July 31, 2010 at 6:49 pm
Jeff, I loved the “emperor has no clothes” analogy, too. I suspect that he feels he wasn’t mooned: he was goatse’ed. GOOD.
July 31, 2010 at 7:53 pm
Waitagoddamnedminute. The gray caps are nazis?
July 31, 2010 at 8:01 pm
You know, Heretic is the only named gray cap in the book.
HERR ETIC, verstanden?
That makes so much sense now, I think I need to lie down.
July 31, 2010 at 8:09 pm
I’ve never read anything by Tom Holt, though May Contain Traces of Magic actually sounds like something I might enjoy given the right frame of mind.
However, I was an intermittent reader of SFX for many years (I think the first issue I bought was No. 3 or No. 4) and in my experience the tone of that review is typical for the mag. All too often, the magazine was incapable of giving a reasoned negative review and instead resorted to trashing whatever the object of the review was. Add to that feature articles that started with a crack at the sexual orientation of a TV producer, interviews discussing the relative penis sizes of actors, several instances of casual misogynism and a general air of juvenile nastiness and I eventually stopped buying SFX, especially since the high import prices meant I could get a nice trade paperback for the cost of one issue.
July 31, 2010 at 9:53 pm
ADMIT THAT YOU SUCK!
July 31, 2010 at 10:12 pm
That does seem to be the subtext. Should I write a letter or something? To Holt or to SFX? And I’ll need to think about exactly what level of suckiness I am confessing to. There’s got to be a mushroom Nazi level that’s appropriate.
August 1, 2010 at 5:06 pm
I am essentially a masochist when it comes to people criticizing my work, although those people generally know how to write much better than I do and their lashings are for good purpose. But this guy is something else. I think he just plain hates you…with a vengeance. Maybe it is because you write Weird. ;)
Lani
August 1, 2010 at 9:42 pm
That does seem to be the subtext. Should I write a letter or something? To Holt or to SFX?

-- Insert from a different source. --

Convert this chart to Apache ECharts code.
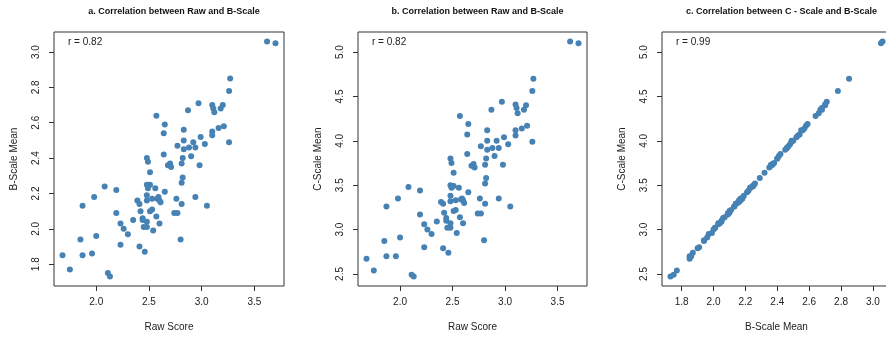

I think a post here should do.
August 2, 2010 at 12:10 am
I’m thinking a pro-athlete-style televised apology focusing on the allegations of drug use and Iraqi sympathizin’.
August 6, 2010 at 12:21 pm
Yikes! Did that guy even read the entire book? I’m sure he did, but the review reads like he read the first 50 pages or so, then just skimmed the rest of the novel looking for juicy bits, but failing to find the actual juicy bits.
If he’s never read Shriek or Saints & Madmen, I can see where he’d be uber confused about the grey caps. Withouth some background into Ambergris, he can’t understand the history of the greycaps, the silence, the unease, the fear, the awkwardness. and his other complaints? Dude just doesn’t get it.